On 11 May 2015, Gaye and 300 demonstrators blocked ways to the National Transitional Council to disrupt the final day of the Bangui Forum. On 26 June 2015 he disrupted opening of a voter registration drive in PK5 district causing it to close. On 2 August 2015 MINUSCA tried to arrest him. His soldiers managed to repel attacks of international forces for seven hours using firearms, rocket launchers and grenades allowing him to escape. One peacekeeper was killed and eight were injured as a result. He was one of the main perpetrators of the violence which erupted in Bangui in late September 2015, working together with members of Anti-balaka. On 1 October a meeting took place in the PK5 neighborhood between Gaye and Eugene Ngaïkosset, an Anti-balaka general, with the aim of planning a joint attack on Bangui on 3 October. His group prevent Muslims from leaving PK5 district. On 26 October 2015, Gaye and his fighters interrupted a meeting between the Imam of the Central Mosque of Bangui and the Archbishop of Bangui threatening the delegation which had to withdraw from the Central Mosque and flee the PK5 district. On 17 December 2015 he was placed under the U.N. sanction list.

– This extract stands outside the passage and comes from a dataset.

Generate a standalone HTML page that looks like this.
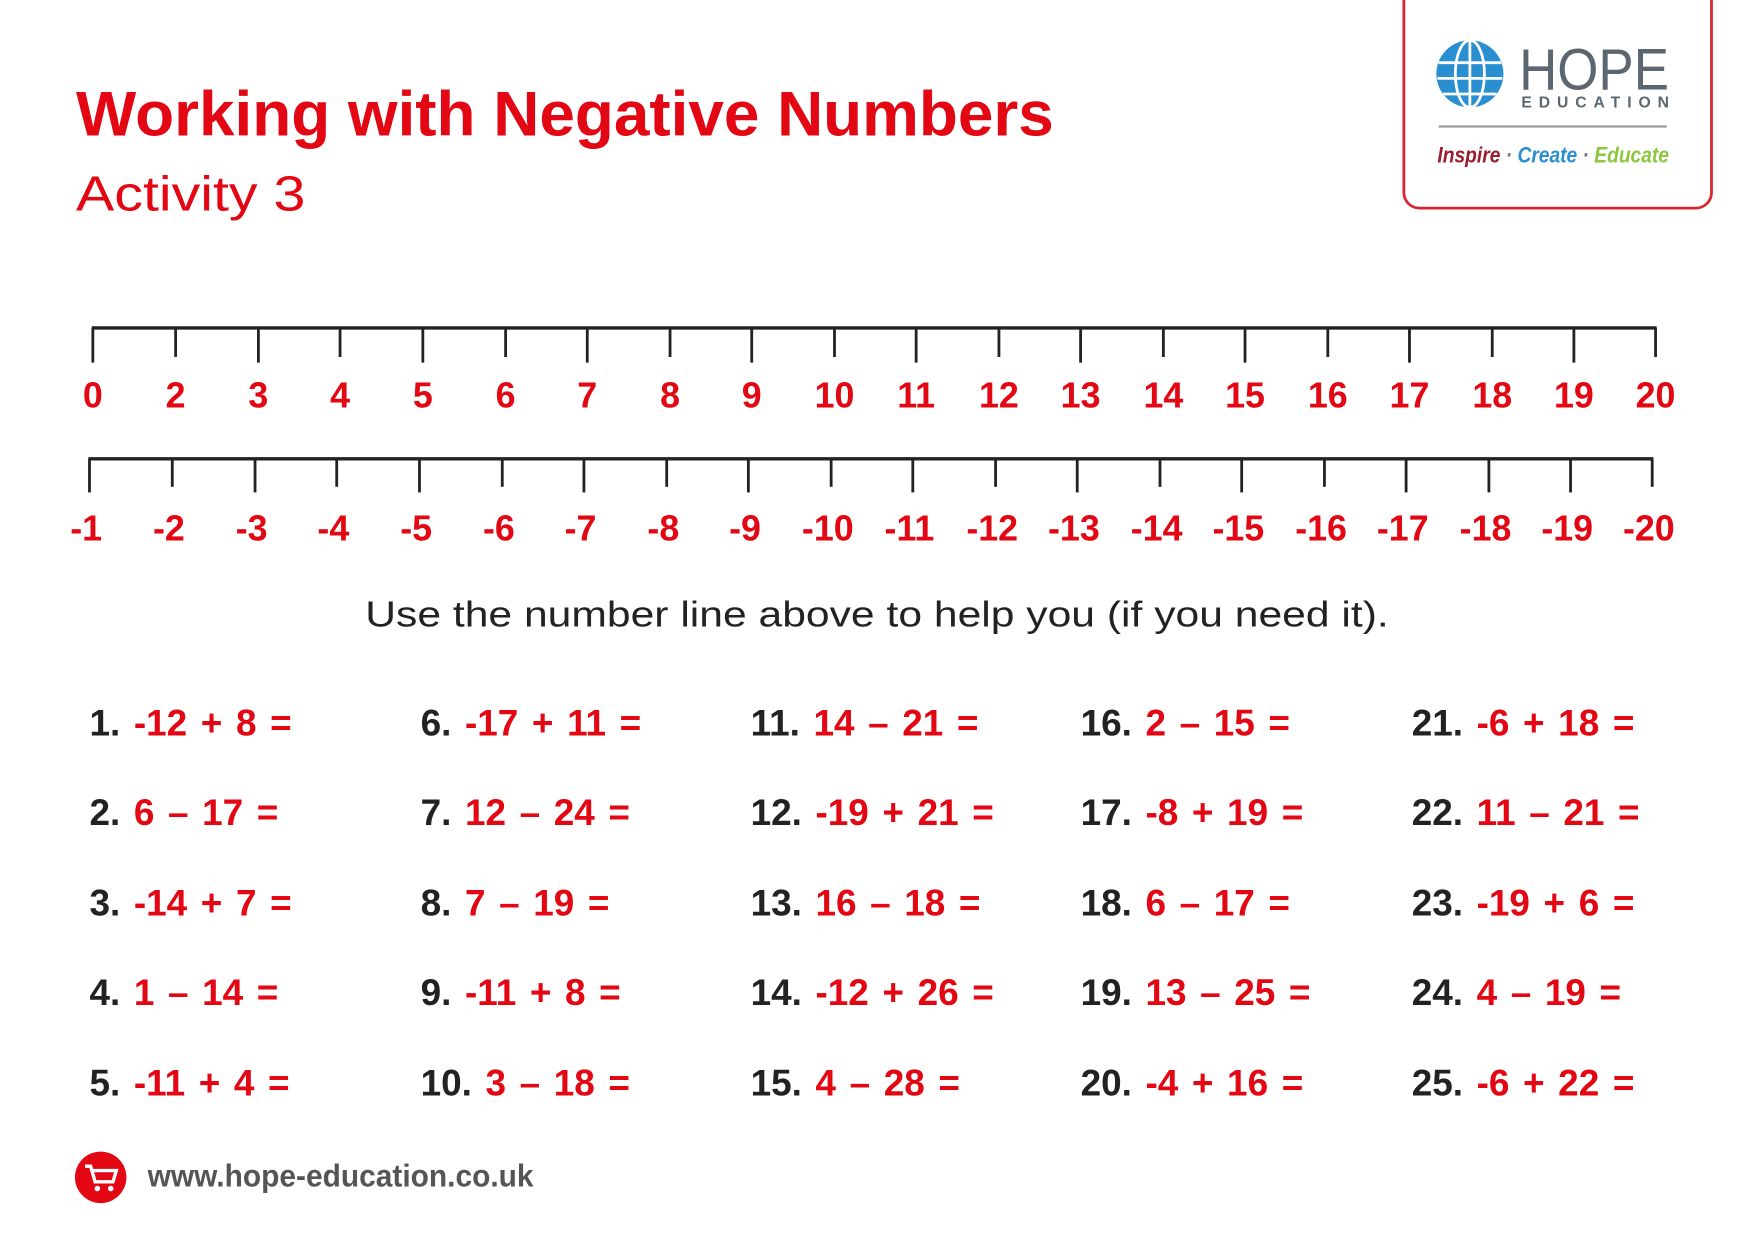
<!DOCTYPE html>
<html><head><meta charset="utf-8"><style>
html,body{margin:0;padding:0;background:#fff;}
svg{display:block;}
text{font-family:"Liberation Sans",sans-serif;}
</style></head><body>
<svg width="1754" height="1240" viewBox="0 0 1568 1108" preserveAspectRatio="none">
<rect width="1568" height="1108" fill="#fff"/>
<text x="68" y="121" font-size="56" font-weight="bold" fill="#e30613" textLength="874" lengthAdjust="spacingAndGlyphs">Working with Negative Numbers</text>
<text x="68" y="188" font-size="44" fill="#e30613" textLength="205" lengthAdjust="spacingAndGlyphs">Activity 3</text>
<!-- logo -->
<rect x="1255" y="-20" width="275" height="206" rx="14" fill="none" stroke="#d9262e" stroke-width="2.5"/>
<circle cx="1314" cy="66" r="30" fill="#2a8fd0"/>
<g stroke="#fff" stroke-width="2.5" fill="none">
<ellipse cx="1314" cy="66" rx="13" ry="30"/>
<line x1="1314" y1="36" x2="1314" y2="96"/>
<line x1="1286" y1="56" x2="1342" y2="56"/>
<line x1="1285" y1="70" x2="1343" y2="70"/>
<line x1="1290" y1="84" x2="1338" y2="84"/>
</g>
<text x="1358" y="80" font-size="52" fill="#5b6670" textLength="134" lengthAdjust="spacingAndGlyphs">HOPE</text>
<text x="1360" y="96" font-size="14" font-weight="bold" fill="#5b6670" textLength="132" lengthAdjust="spacing">EDUCATION</text>
<line x1="1286" y1="113" x2="1490" y2="113" stroke="#999" stroke-width="2"/>
<text x="1285" y="145" font-size="20" font-style="italic" font-weight="bold" font-family="Liberation Serif, serif" textLength="207" lengthAdjust="spacingAndGlyphs"><tspan fill="#9b1b30">Inspire</tspan><tspan fill="#777"> · </tspan><tspan fill="#2a8fd0">Create</tspan><tspan fill="#777"> · </tspan><tspan fill="#8dc63f">Educate</tspan></text>
<!-- number line 1 -->
<line x1="82" y1="293" x2="1481" y2="293" stroke="#222" stroke-width="3"/>
<text x="784" y="560" font-size="32" fill="#222" text-anchor="middle" textLength="915" lengthAdjust="spacingAndGlyphs">Use the number line above to help you (if you need it).</text>
<g font-size="33" font-weight="bold" word-spacing="3">
<text x="80" y="657" fill="#222">1. <tspan fill="#e30613">-12 + 8 =</tspan></text>
<text x="80" y="737" fill="#222">2. <tspan fill="#e30613">6 – 17 =</tspan></text>
<text x="80" y="818" fill="#222">3. <tspan fill="#e30613">-14 + 7 =</tspan></text>
<text x="80" y="898" fill="#222">4. <tspan fill="#e30613">1 – 14 =</tspan></text>
<text x="80" y="979" fill="#222">5. <tspan fill="#e30613">-11 + 4 =</tspan></text>
<text x="376" y="657" fill="#222">6. <tspan fill="#e30613">-17 + 11 =</tspan></text>
<text x="376" y="737" fill="#222">7. <tspan fill="#e30613">12 – 24 =</tspan></text>
<text x="376" y="818" fill="#222">8. <tspan fill="#e30613">7 – 19 =</tspan></text>
<text x="376" y="898" fill="#222">9. <tspan fill="#e30613">-11 + 8 =</tspan></text>
<text x="376" y="979" fill="#222">10. <tspan fill="#e30613">3 – 18 =</tspan></text>
<text x="671" y="657" fill="#222">11. <tspan fill="#e30613">14 – 21 =</tspan></text>
<text x="671" y="737" fill="#222">12. <tspan fill="#e30613">-19 + 21 =</tspan></text>
<text x="671" y="818" fill="#222">13. <tspan fill="#e30613">16 – 18 =</tspan></text>
<text x="671" y="898" fill="#222">14. <tspan fill="#e30613">-12 + 26 =</tspan></text>
<text x="671" y="979" fill="#222">15. <tspan fill="#e30613">4 – 28 =</tspan></text>
<text x="966" y="657" fill="#222">16. <tspan fill="#e30613">2 – 15 =</tspan></text>
<text x="966" y="737" fill="#222">17. <tspan fill="#e30613">-8 + 19 =</tspan></text>
<text x="966" y="818" fill="#222">18. <tspan fill="#e30613">6 – 17 =</tspan></text>
<text x="966" y="898" fill="#222">19. <tspan fill="#e30613">13 – 25 =</tspan></text>
<text x="966" y="979" fill="#222">20. <tspan fill="#e30613">-4 + 16 =</tspan></text>
<text x="1262" y="657" fill="#222">21. <tspan fill="#e30613">-6 + 18 =</tspan></text>
<text x="1262" y="737" fill="#222">22. <tspan fill="#e30613">11 – 21 =</tspan></text>
<text x="1262" y="818" fill="#222">23. <tspan fill="#e30613">-19 + 6 =</tspan></text>
<text x="1262" y="898" fill="#222">24. <tspan fill="#e30613">4 – 19 =</tspan></text>
<text x="1262" y="979" fill="#222">25. <tspan fill="#e30613">-6 + 22 =</tspan></text>
</g>
<!-- number line 2 -->
<line x1="79" y1="410" x2="1478" y2="410" stroke="#222" stroke-width="3"/>
<!-- footer -->
<circle cx="90" cy="1052" r="23" fill="#e30613"/>
<path d="M76 1042 h5 l4 14 h16 l3 -10 h-21" fill="none" stroke="#fff" stroke-width="3"/>
<circle cx="87" cy="1062" r="2.5" fill="#fff"/><circle cx="99" cy="1062" r="2.5" fill="#fff"/>
<text x="132" y="1060" font-size="28" font-weight="bold" fill="#555" textLength="345" lengthAdjust="spacingAndGlyphs">www.hope-education.co.uk</text>

<g stroke="#222" stroke-width="2.5">
<line x1="83" y1="293" x2="83" y2="324"/><line x1="157" y1="293" x2="157" y2="319"/><line x1="231" y1="293" x2="231" y2="324"/><line x1="304" y1="293" x2="304" y2="319"/><line x1="378" y1="293" x2="378" y2="324"/><line x1="452" y1="293" x2="452" y2="319"/><line x1="525" y1="293" x2="525" y2="324"/><line x1="599" y1="293" x2="599" y2="319"/><line x1="672" y1="293" x2="672" y2="324"/><line x1="746" y1="293" x2="746" y2="319"/><line x1="819" y1="293" x2="819" y2="324"/><line x1="893" y1="293" x2="893" y2="319"/><line x1="966" y1="293" x2="966" y2="324"/><line x1="1040" y1="293" x2="1040" y2="319"/><line x1="1113" y1="293" x2="1113" y2="324"/><line x1="1187" y1="293" x2="1187" y2="319"/><line x1="1260" y1="293" x2="1260" y2="324"/><line x1="1334" y1="293" x2="1334" y2="319"/><line x1="1407" y1="293" x2="1407" y2="324"/><line x1="1480" y1="293" x2="1480" y2="319"/>
<line x1="80" y1="410" x2="80" y2="440"/><line x1="154" y1="410" x2="154" y2="435"/><line x1="228" y1="410" x2="228" y2="440"/><line x1="301" y1="410" x2="301" y2="435"/><line x1="375" y1="410" x2="375" y2="440"/><line x1="449" y1="410" x2="449" y2="435"/><line x1="522" y1="410" x2="522" y2="440"/><line x1="596" y1="410" x2="596" y2="435"/><line x1="669" y1="410" x2="669" y2="440"/><line x1="743" y1="410" x2="743" y2="435"/><line x1="816" y1="410" x2="816" y2="440"/><line x1="890" y1="410" x2="890" y2="435"/><line x1="963" y1="410" x2="963" y2="440"/><line x1="1037" y1="410" x2="1037" y2="435"/><line x1="1110" y1="410" x2="1110" y2="440"/><line x1="1184" y1="410" x2="1184" y2="435"/><line x1="1257" y1="410" x2="1257" y2="440"/><line x1="1331" y1="410" x2="1331" y2="440"/><line x1="1404" y1="410" x2="1404" y2="440"/><line x1="1477" y1="410" x2="1477" y2="435"/>
</g>
<g font-size="32" font-weight="bold" fill="#e30613" text-anchor="middle">
<text x="83" y="364">0</text><text x="157" y="364">2</text><text x="231" y="364">3</text><text x="304" y="364">4</text><text x="378" y="364">5</text><text x="452" y="364">6</text><text x="525" y="364">7</text><text x="599" y="364">8</text><text x="672" y="364">9</text><text x="746" y="364">10</text><text x="819" y="364">11</text><text x="893" y="364">12</text><text x="966" y="364">13</text><text x="1040" y="364">14</text><text x="1113" y="364">15</text><text x="1187" y="364">16</text><text x="1260" y="364">17</text><text x="1334" y="364">18</text><text x="1407" y="364">19</text><text x="1480" y="364">20</text>
<text x="77" y="483">-1</text><text x="151" y="483">-2</text><text x="225" y="483">-3</text><text x="298" y="483">-4</text><text x="372" y="483">-5</text><text x="446" y="483">-6</text><text x="519" y="483">-7</text><text x="593" y="483">-8</text><text x="666" y="483">-9</text><text x="740" y="483">-10</text><text x="813" y="483">-11</text><text x="887" y="483">-12</text><text x="960" y="483">-13</text><text x="1034" y="483">-14</text><text x="1107" y="483">-15</text><text x="1181" y="483">-16</text><text x="1254" y="483">-17</text><text x="1328" y="483">-18</text><text x="1401" y="483">-19</text><text x="1474" y="483">-20</text>
</g>
</svg>
</body></html>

On 12 August 2016 he decided to escape PK5 district. Together with Abdoulaye Hissène and Hamit Tidjani they painted seven vehicles white in order to resemble UN vehicles. 35 heavily armed ex-Seleka fighter left in total. While passing through PK12 checkpoint soldier fired at them killing on fighter. In Damara they again clashed with soldiers. One fighter who fell off vehicle was killed by Anti-balaka. In Sibut MINUSCA stopped them. They abandoned their vehicles. MINUSCA arrested 11 fighters, but Gaye and Hissène managed to escape on foot. In early September 2016 he arrived N'Délé together with Hissène. From there the group supposedly travelled to Sikkikede in Vakaga prefecture where they met with Noureddine Adam, before going to Bria to attend ex-Séléka General Assembly. After the escape he has been based in Tissi overseeing trafficking of weapons from Sudan. On 11 January 2017 he threatened to kill Burundian military observer and ordered his men to surround MINUSCA patrol forcing them to withdraw.

In March 2018 he left N'Délé to meet with AU's Panel of Facilitators on 27 March 2018. In June 2018 he was reportedly heading the FPRC's Financial Management Committees in the Vakaga prefecture. In October 2018 he was arrested in Chad and detained in Sarh while trying to recruit people to FPRC from refugee camps. He returned to the Central African Republic in March 2019. In December 2020 he joined Coalition of Patriots for Change (CPC) led by former president François Bozizé. He organized multiple weapons transfers to rebels, including in mid-December and on 13 January 2021. He conflicted with FPRC general Hissene who opposed creation of CPC and on at least one occasion blocked transfer of weapons organized by Gaye. In mid-April 2021 Gaye travelled to Nyala in Sudan. In June 2022 it was reported that illness forced him to remain in Khartoum in Sudan. In July 2022 he crossed Sudanese border into Chad and was questioned by security forces in the Mangueigne sub-prefecture. He then crossed the border to join CPC forces in the Central African Republic where he was seen addressing FACA hostages in Sikikédé on 15 February 2023.